On March 10th of 2020 a new deployment of the user interface application combined with high memory consumption in some frontend servers, caused an exhaustion of memory. During that timeframe, an increase of 502 errors was detected in our monitoring system and the engineering team took action.
Timeline:
Mar 10, 11:40 CET
An increase of 502 errors and memory consumption in some frontend servers raise alerts in our monitoring system.
Mar 10, 11:42 CET
The issue is detected during the deployment of a new release and the process is stopped.
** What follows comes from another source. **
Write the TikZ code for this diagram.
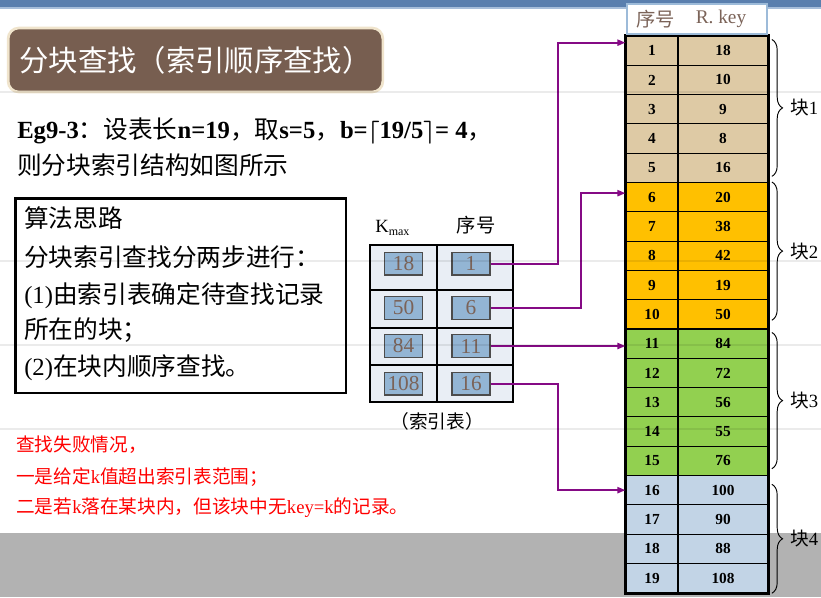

The affected servers are restored and the investigation starts.
Mar 10, 12:14 CET
A new deployment is executed in a reduced number of servers.
Mar 10, 12:29 CET
A new deployment is executed in the rests of the servers.
Mar 10, 12:30 CET
The service is stable and no more 502 response codes are detected.
Root cause:
Abnormal memory consumption affecting some frontend servers during a deployment.
Preventive Actions:
Increased the resilience of the frontend layer
Improved the deployment process to avoid service affectations during new releases
Posted Mar 13, 2020 - 13:49 CET
Resolved
This incident has been resolved.
Posted Mar 10, 2020 - 12:30 CET
Investigating
Our operations team is working to identify the root cause and implement a solution.